Let $A\in\mathcal B(\mathcal H)^+$ be given where $\mathcal H$ is any complex Hilbert space, we are looking for a solution of the equation $X^2=A$. We define
$$ B=\operatorname{id}_{\mathcal H}-\frac{A}{\Vert A\Vert}\in\mathcal B(\mathcal H)^+\qquad\text{ and }\qquad Y=\operatorname{id}_{\mathcal H}-\frac{X}{\sqrt{\Vert A\Vert}} $$
(if $A=0$, all of this is trivial). Now $X^2=A$ becomes
$$ Y=\frac12(B+Y^2).\tag*{$(1)$} $$
as can be seen easily. Defining the sequence $(Y_n)_{n\in\mathbb N_0}$ via $Y_0=0, Y_1=\frac12B$ and $Y_{n+1}=\frac12(B+Y_n^2)$, it can be shown that $(Y_n)_{n\in\mathbb N_0}$ converges to $Y$ in the strong sense where $Y$ is a solution to (1) so $Y=\sqrt{A}$.
By this construction, every $Y_n$ is a polynomial in $B$ (and thus in $A$) so if some operator $T\in\mathcal B(\mathcal H)$ commutes with $A$, it commutes with every $Y_n$ and thus with its strong limit $Y=\sqrt{A}$.

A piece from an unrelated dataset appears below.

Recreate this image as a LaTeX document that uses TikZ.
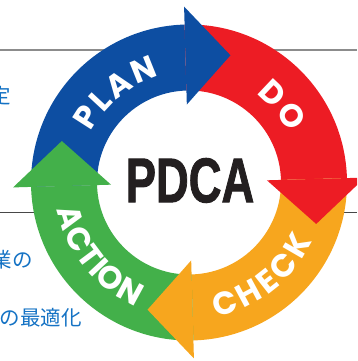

You can check that $p(A)T=Tp(A)$ for any polynomial $p$.
For any continuous function $f$ on $\sigma(A)$, there is a sequence $\{p_n\}$ of polynomials such that $p_n$ is convergent to $f$ uniformly. Hence $p_n(A)$ is convergent to $f(A)$ and thus $f(A)T=Tf(A)$.
Specially, $f(x)=\sqrt{x}, x\in \sigma(A)\subset [0,\infty)$ is your case.